Whether you're evaluating a new product feature, testing an AI solution, assessing a technology investment, or improving an internal workflow, a well-executed proof of concept provides the evidence needed to move forward with confidence. Instead of relying on assumptions, teams can make decisions based on real findings, helping transform promising ideas into successful outcomes.
Frequently asked questions
Q1. What is a proof of concept example?
A common proof of concept example is testing an AI model to automatically categorize customer support tickets. Before investing in a full implementation, the organization evaluates whether the model can achieve the required accuracy and efficiency. The results help determine whether the solution is feasible and worth pursuing.
Q2. What is meant by a proof of concept?
A proof of concept (POC) is a small-scale exercise used to validate whether an idea, solution, technology, or project is feasible. Its purpose is to gather evidence that the proposed approach can achieve the desired outcome before making larger investments.

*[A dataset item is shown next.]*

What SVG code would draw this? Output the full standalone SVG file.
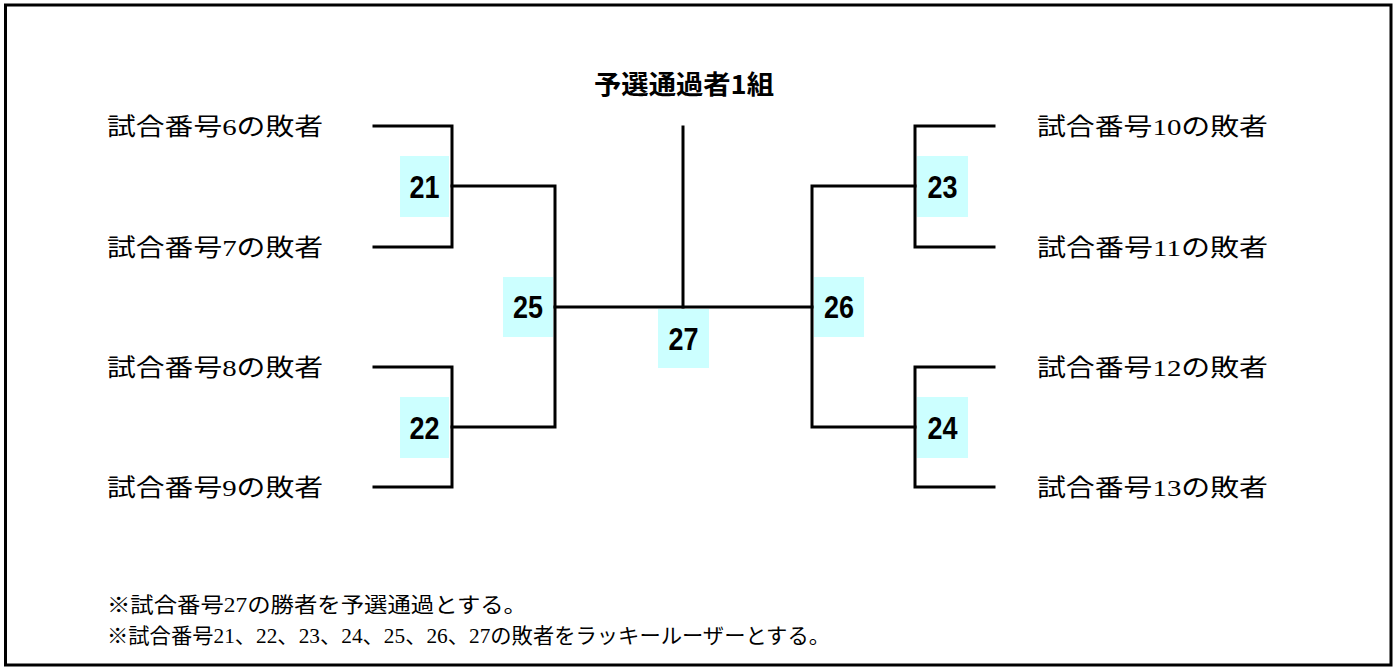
<svg xmlns="http://www.w3.org/2000/svg" width="1400" height="668" viewBox="0 0 1400 668">
<style>
.frame{fill:none;stroke:#000;stroke-width:3}
.ln{fill:none;stroke:#000;stroke-width:3;stroke-linejoin:miter;stroke-linecap:square}
.box{fill:#CCFFFF}
.num{font-family:"Liberation Sans",Arial,sans-serif;font-weight:bold;font-size:31px;fill:#000;text-anchor:middle}
.lbl{font-family:"Liberation Serif","Noto Sans CJK JP",serif;font-size:24px;fill:#000}
.title{font-family:"Noto Sans CJK JP",sans-serif;font-weight:bold;font-size:26px;fill:#000;text-anchor:middle}
.note{font-family:"Liberation Serif","Noto Sans CJK JP",serif;font-size:21px;fill:#000}
</style>
<rect width="1400" height="668" fill="#fff"/>
<rect class="frame" x="5.5" y="5" width="1385.5" height="660"/>

<g id="connectors">
<path class="ln" d="M374,126 H452 V247 H374"/>
<path class="ln" d="M374,367 H452 V487 H374"/>
<path class="ln" d="M452,186 H555 V427 H452"/>
<path class="ln" d="M555,307 H812"/>
<path class="ln" d="M683,127 V307"/>
<path class="ln" d="M994,126 H915 V247 H994"/>
<path class="ln" d="M994,367 H915 V487 H994"/>
<path class="ln" d="M915,186 H812 V427 H915"/>
</g>

<g id="title"><text class="title" x="684" y="94" textLength="180" lengthAdjust="spacingAndGlyphs">予選通過者1組</text></g>

<g id="entrant-6"><text class="lbl" x="107" y="135" textLength="216" lengthAdjust="spacingAndGlyphs">試合番号6の敗者</text></g>
<g id="entrant-7"><text class="lbl" x="107" y="256" textLength="216" lengthAdjust="spacingAndGlyphs">試合番号7の敗者</text></g>
<g id="entrant-8"><text class="lbl" x="107" y="376" textLength="216" lengthAdjust="spacingAndGlyphs">試合番号8の敗者</text></g>
<g id="entrant-9"><text class="lbl" x="107" y="496" textLength="216" lengthAdjust="spacingAndGlyphs">試合番号9の敗者</text></g>
<g id="entrant-10"><text class="lbl" x="1037" y="135" textLength="231" lengthAdjust="spacingAndGlyphs">試合番号10の敗者</text></g>
<g id="entrant-11"><text class="lbl" x="1037" y="256" textLength="231" lengthAdjust="spacingAndGlyphs">試合番号11の敗者</text></g>
<g id="entrant-12"><text class="lbl" x="1037" y="376" textLength="231" lengthAdjust="spacingAndGlyphs">試合番号12の敗者</text></g>
<g id="entrant-13"><text class="lbl" x="1037" y="496" textLength="231" lengthAdjust="spacingAndGlyphs">試合番号13の敗者</text></g>

<g id="match-21"><rect class="box" x="400" y="156" width="49" height="61"/><text class="num" x="424.5" y="198" textLength="30" lengthAdjust="spacingAndGlyphs">21</text></g>
<g id="match-22"><rect class="box" x="400" y="397" width="49" height="61"/><text class="num" x="424.5" y="439" textLength="30" lengthAdjust="spacingAndGlyphs">22</text></g>
<g id="match-25"><rect class="box" x="503" y="277" width="50" height="60"/><text class="num" x="528" y="318" textLength="30" lengthAdjust="spacingAndGlyphs">25</text></g>
<g id="match-27"><rect class="box" x="658" y="309" width="51" height="59"/><text class="num" x="683.5" y="350" textLength="30" lengthAdjust="spacingAndGlyphs">27</text></g>
<g id="match-26"><rect class="box" x="814" y="277" width="50" height="60"/><text class="num" x="839" y="318" textLength="30" lengthAdjust="spacingAndGlyphs">26</text></g>
<g id="match-23"><rect class="box" x="917" y="156" width="51" height="61"/><text class="num" x="942.5" y="198" textLength="30" lengthAdjust="spacingAndGlyphs">23</text></g>
<g id="match-24"><rect class="box" x="917" y="397" width="51" height="61"/><text class="num" x="942.5" y="439" textLength="30" lengthAdjust="spacingAndGlyphs">24</text></g>

<g id="notes">
<text class="note" x="107" y="612" textLength="420" lengthAdjust="spacingAndGlyphs">※試合番号27の勝者を予選通過とする。</text>
<text class="note" x="107" y="643" textLength="723" lengthAdjust="spacingAndGlyphs">※試合番号21、22、23、24、25、26、27の敗者をラッキールーザーとする。</text>
</g>
</svg>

Q3. What is the purpose of a POC?
The purpose of a proof of concept is to reduce uncertainty by testing key assumptions early. Organizations use POCs to evaluate feasibility, identify risks, support decision-making, and determine whether an initiative should proceed to development or implementation.
Q4. What is a proof of concept in simple terms?
In simple terms, a proof of concept is a test that answers the question: "Can this idea work?" It helps teams validate feasibility before committing significant time, budget, and resources to a project or product.
Q5. What are five examples of proof of concepts?
Here are five common proof of concept examples:
- Testing a real-time collaboration feature in a software product
- Using AI to automate customer support ticket classification
- Evaluating a workflow automation process for employee onboarding
- Assessing a new business intelligence platform before migration
- Testing a third-party integration between two enterprise systems
Each example focuses on validating feasibility before moving into broader development, deployment, or adoption.